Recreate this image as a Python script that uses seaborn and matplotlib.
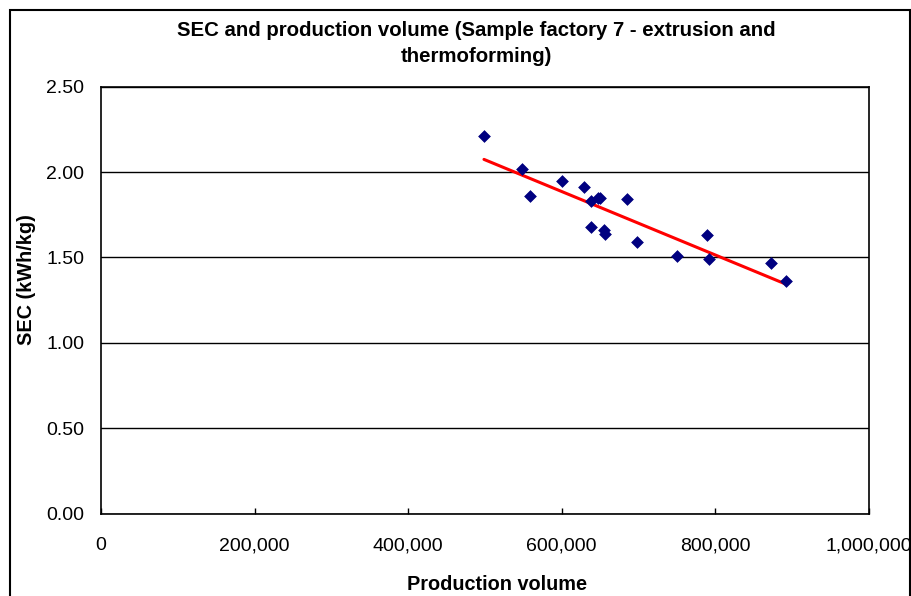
import matplotlib
matplotlib.use("Agg")
import matplotlib.pyplot as plt
import matplotlib.patches as patches
from matplotlib.ticker import FuncFormatter, MultipleLocator
import pandas as pd
import seaborn as sns

# values
production = [499000, 549000, 559000, 601000, 629000, 638000, 647000, 650000, 685000,
              639000, 656000, 657000, 698000, 750000, 790000, 792000, 873000, 892000]
sec = [2.21, 2.02, 1.86, 1.95, 1.91, 1.83, 1.85, 1.85, 1.84,
       1.68, 1.66, 1.64, 1.59, 1.51, 1.63, 1.49, 1.47, 1.36]

TITLE = 'SEC and production volume (Sample factory 7 - extrusion and\nthermoforming)'
TICK_FS = 14
LABEL_FS = 14.3
TITLE_FS = 14.7

df = pd.DataFrame({'Production volume': production, 'SEC (kWh/kg)': sec})

sns.set_theme(style='white')
plt.rcParams['font.family'] = ['Liberation Sans', 'DejaVu Sans']
plt.rcParams['text.color'] = 'black'

fig = plt.figure(figsize=(9.12, 5.96), dpi=100)
ax = fig.add_axes([101 / 912, 82.5 / 596, 767.5 / 912, 426.8 / 596])

sns.regplot(ax=ax, data=df, x='Production volume', y='SEC (kWh/kg)', ci=None,
            scatter=False, line_kws={'color': '#ff0000', 'lw': 2.2})
sns.scatterplot(ax=ax, data=df, x='Production volume', y='SEC (kWh/kg)',
                marker='D', s=36, color='#000080', edgecolor='#000080', zorder=4)

ax.set_xlim(0, 1000000)
ax.set_ylim(0, 2.5)
ax.xaxis.set_major_locator(MultipleLocator(200000))
ax.yaxis.set_major_locator(MultipleLocator(0.5))
ax.xaxis.set_major_formatter(FuncFormatter(lambda v, p: f'{v:,.0f}'))
ax.yaxis.set_major_formatter(FuncFormatter(lambda v, p: f'{v:.2f}'))
ax.grid(axis='y', color='black', lw=1)
ax.grid(axis='x', visible=False)
ax.set_axisbelow(True)
for s in ax.spines.values():
    s.set_color('black')
    s.set_linewidth(1.2)

ax.tick_params(axis='x', direction='in', length=4, width=1, color='black', pad=17,
               labelsize=TICK_FS, labelcolor='black', bottom=True)
ax.tick_params(axis='y', length=0, pad=12, labelsize=TICK_FS, labelcolor='black')

ax.set_xlabel('Production volume', fontsize=LABEL_FS, fontweight='bold', color='black', va='center')
ax.set_ylabel('SEC (kWh/kg)', fontsize=LABEL_FS, fontweight='bold', color='black', va='center')
ax.xaxis.set_label_coords(0.516, -0.167)
ax.yaxis.set_label_coords(-0.0977, 0.549)

fig.text(476 / 912, 1 - 21 / 596, TITLE, ha='center', va='top', fontsize=TITLE_FS,
         fontweight='bold', linespacing=1.45, color='black')

# chart area frame
fig.patches.append(patches.Rectangle((10 / 912, -0.05), 900 / 912, 0.05 + 1 - 9.7 / 596,
                                     transform=fig.transFigure, fill=False,
                                     edgecolor='black', lw=1.5))

fig.savefig('out.png', dpi=100)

★ ★ ★ ★

**REQUIRED TASK**
Copy out the whole listing exactly, and don't carry over any pictures.

**THE REPLY**
Recreate this image as a Python script that uses seaborn and matplotlib.
import matplotlib
matplotlib.use("Agg")
import matplotlib.pyplot as plt
import matplotlib.patches as patches
from matplotlib.ticker import FuncFormatter, MultipleLocator
import pandas as pd
import seaborn as sns

# values
production = [499000, 549000, 559000, 601000, 629000, 638000, 647000, 650000, 685000,
              639000, 656000, 657000, 698000, 750000, 790000, 792000, 873000, 892000]
sec = [2.21, 2.02, 1.86, 1.95, 1.91, 1.83, 1.85, 1.85, 1.84,
       1.68, 1.66, 1.64, 1.59, 1.51, 1.63, 1.49, 1.47, 1.36]

TITLE = 'SEC and production volume (Sample factory 7 - extrusion and\nthermoforming)'
TICK_FS = 14
LABEL_FS = 14.3
TITLE_FS = 14.7

df = pd.DataFrame({'Production volume': production, 'SEC (kWh/kg)': sec})

sns.set_theme(style='white')
plt.rcParams['font.family'] = ['Liberation Sans', 'DejaVu Sans']
plt.rcParams['text.color'] = 'black'

fig = plt.figure(figsize=(9.12, 5.96), dpi=100)
ax = fig.add_axes([101 / 912, 82.5 / 596, 767.5 / 912, 426.8 / 596])

sns.regplot(ax=ax, data=df, x='Production volume', y='SEC (kWh/kg)', ci=None,
            scatter=False, line_kws={'color': '#ff0000', 'lw': 2.2})
sns.scatterplot(ax=ax, data=df, x='Production volume', y='SEC (kWh/kg)',
                marker='D', s=36, color='#000080', edgecolor='#000080', zorder=4)

ax.set_xlim(0, 1000000)
ax.set_ylim(0, 2.5)
ax.xaxis.set_major_locator(MultipleLocator(200000))
ax.yaxis.set_major_locator(MultipleLocator(0.5))
ax.xaxis.set_major_formatter(FuncFormatter(lambda v, p: f'{v:,.0f}'))
ax.yaxis.set_major_formatter(FuncFormatter(lambda v, p: f'{v:.2f}'))
ax.grid(axis='y', color='black', lw=1)
ax.grid(axis='x', visible=False)
ax.set_axisbelow(True)
for s in ax.spines.values():
    s.set_color('black')
    s.set_linewidth(1.2)

ax.tick_params(axis='x', direction='in', length=4, width=1, color='black', pad=17,
               labelsize=TICK_FS, labelcolor='black', bottom=True)
ax.tick_params(axis='y', length=0, pad=12, labelsize=TICK_FS, labelcolor='black')

ax.set_xlabel('Production volume', fontsize=LABEL_FS, fontweight='bold', color='black', va='center')
ax.set_ylabel('SEC (kWh/kg)', fontsize=LABEL_FS, fontweight='bold', color='black', va='center')
ax.xaxis.set_label_coords(0.516, -0.167)
ax.yaxis.set_label_coords(-0.0977, 0.549)

fig.text(476 / 912, 1 - 21 / 596, TITLE, ha='center', va='top', fontsize=TITLE_FS,
         fontweight='bold', linespacing=1.45, color='black')

# chart area frame
fig.patches.append(patches.Rectangle((10 / 912, -0.05), 900 / 912, 0.05 + 1 - 9.7 / 596,
                                     transform=fig.transFigure, fill=False,
                                     edgecolor='black', lw=1.5))

fig.savefig('out.png', dpi=100)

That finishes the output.